In Infrared, Water Lilies are quite stunning and you can capture some textures and details you wouldn’t see in natural color. Whether you are shooting Deep B&W IR or our new Hyper Color you can get some eye-catching images.
I’ve got a few suggestions if you want to try and shoot Water Lilies for the first time.
In a shooting situation like this, I usually set my in-camera White Balance by capturing an image of the grass nearby and using that image as a WB reference image.
As you know with Infrared, you can shoot at any time of day. However, you want to mindful of your shadows and you may want to shoot from a different angle depending on the situation. In the image below you’ll notice my shadows are almost straight down because I was shooting shortly after noon.
If you don’t like the shadowing you are getting, find yourself a comfortable place to sit and wait a bit, or come back later. Also, watch for sun flares reflecting off the water.
I always like to have two options when I go out to shoot Water Lilies. First, is a good telephoto lens. That 70-200mm you like to use for Portraits will work great here. Got a 300mm or higher? Bring it. That Water Lilly that is towards the middle of the pond and not easy to get to is now a breeze for you.
Second, I always bring along my Lensbaby Velvet 85. If there is a Water Lily close to the edge, the Lensbaby Velvet 85 is perfect and I can make use of that great sharp and softness you can only get with the Velvet lens.
Most people walk up to a pond with Water Lilies and then shoot down on them. The image can look good that way, but also try going low and shooting slightly above water level to give you a different perspective.
Take your time while you are there and enjoy the beauty you are shooting. If possible, stay relatively still and you may get the opportunity to catch a Dragonfly visiting the Lily you are shooting.
In the image above the Dragonfly was only there for a split second before moving on. By having my camera set to auto exposure bracketing, I press and hold the shutter and my camera catches multiple images. In Continous Shooting Mode, my camera will capture exposures as fast as it can. Later I can pick the one or two that are good and delete the others.
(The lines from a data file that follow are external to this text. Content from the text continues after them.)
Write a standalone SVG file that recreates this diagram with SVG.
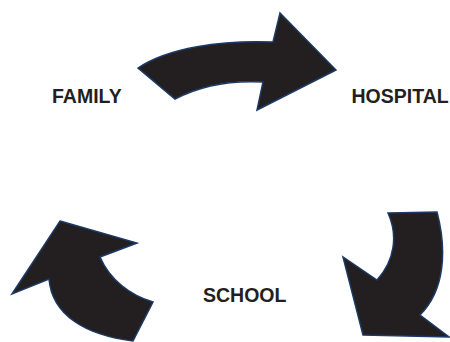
<svg xmlns="http://www.w3.org/2000/svg" width="450" height="342" viewBox="0 0 450 342">
<style>
.arrow{fill:#231f20;stroke:#1c3a66;stroke-width:1.5;stroke-linejoin:miter}
.lbl{font-family:"Liberation Sans",Arial,sans-serif;font-weight:bold;font-size:19.5px;fill:#231f20}
</style>
<rect width="450" height="342" fill="#ffffff"/>
<g id="connectors">
<path class="arrow" d="M138,68 C168,48 220,40 273,42 L280,13 L336,70 L257,110 L263,82 C228,80 200,86 175,99 Z"/>
<path class="arrow" d="M388,213 L437,212 C447,250 445,290 420,315 L449,337 L363,335 L343,257 L377,280 C395,260 398,235 388,213 Z"/>
<path class="arrow" d="M60,221 L137,243 L100,257 C110,280 130,295 153,302 L133,341 C85,335 52,315 49,279 L12,294 Z"/>
</g>
<g id="family"><text class="lbl" x="52" y="103.3">FAMILY</text></g>
<g id="hospital"><text class="lbl" x="351.5" y="103.3">HOSPITAL</text></g>
<g id="school"><text class="lbl" x="203" y="301.7">SCHOOL</text></g>
</svg>
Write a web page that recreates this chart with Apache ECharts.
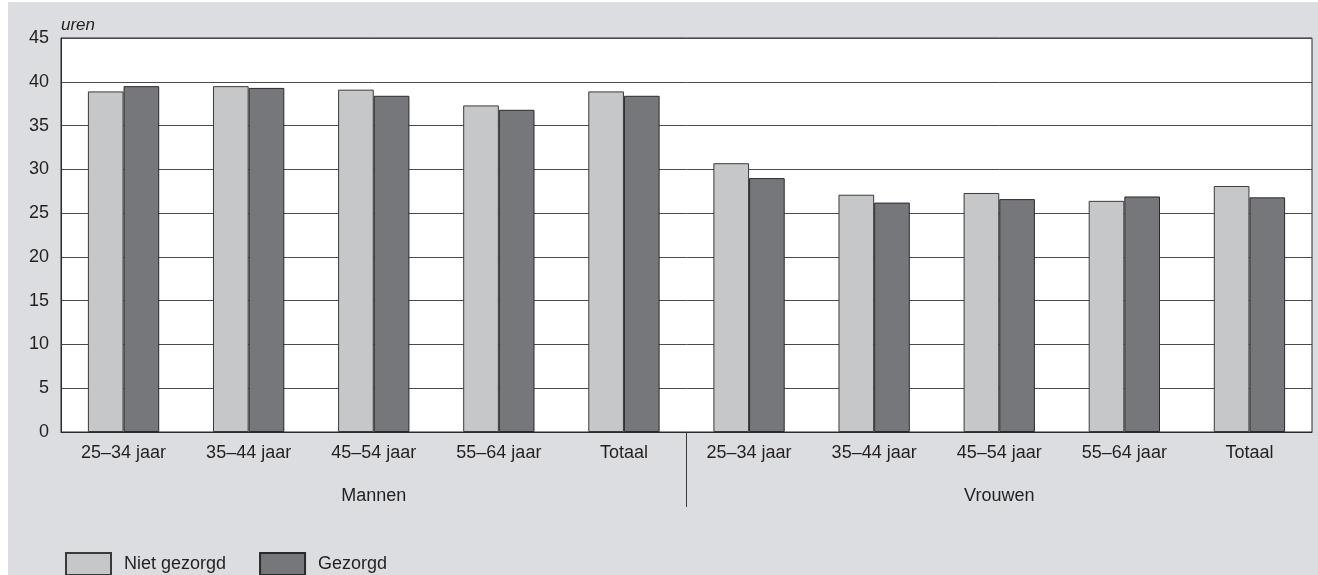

Just like always, you will want to use the RAW editor made for your camera to convert your RAW files. With IR types like Super Color, Enhanced, Standard, or Deep B&W use the petal of the Lily for your White Balance, and you will see your image pop. With Hyper Color, simply select any area in the image that has a green tint and use that for the WB and you will get the results you expect from a Hyper Color image.
With all types of IR, except Hyper Color consider removing any blue tones you see as they tend to distract from the image. With all types of IR, consider using Selective Color in Photoshop to darken and define the color tones.
That’s about it.
Now here are a few images to encourage you to go out and make some IR Water Lilies of your own.
Now it’s your turn, but don’t wait, it’s 3 1/2 weeks until Fall and then the Water Lilies will be gone until next year.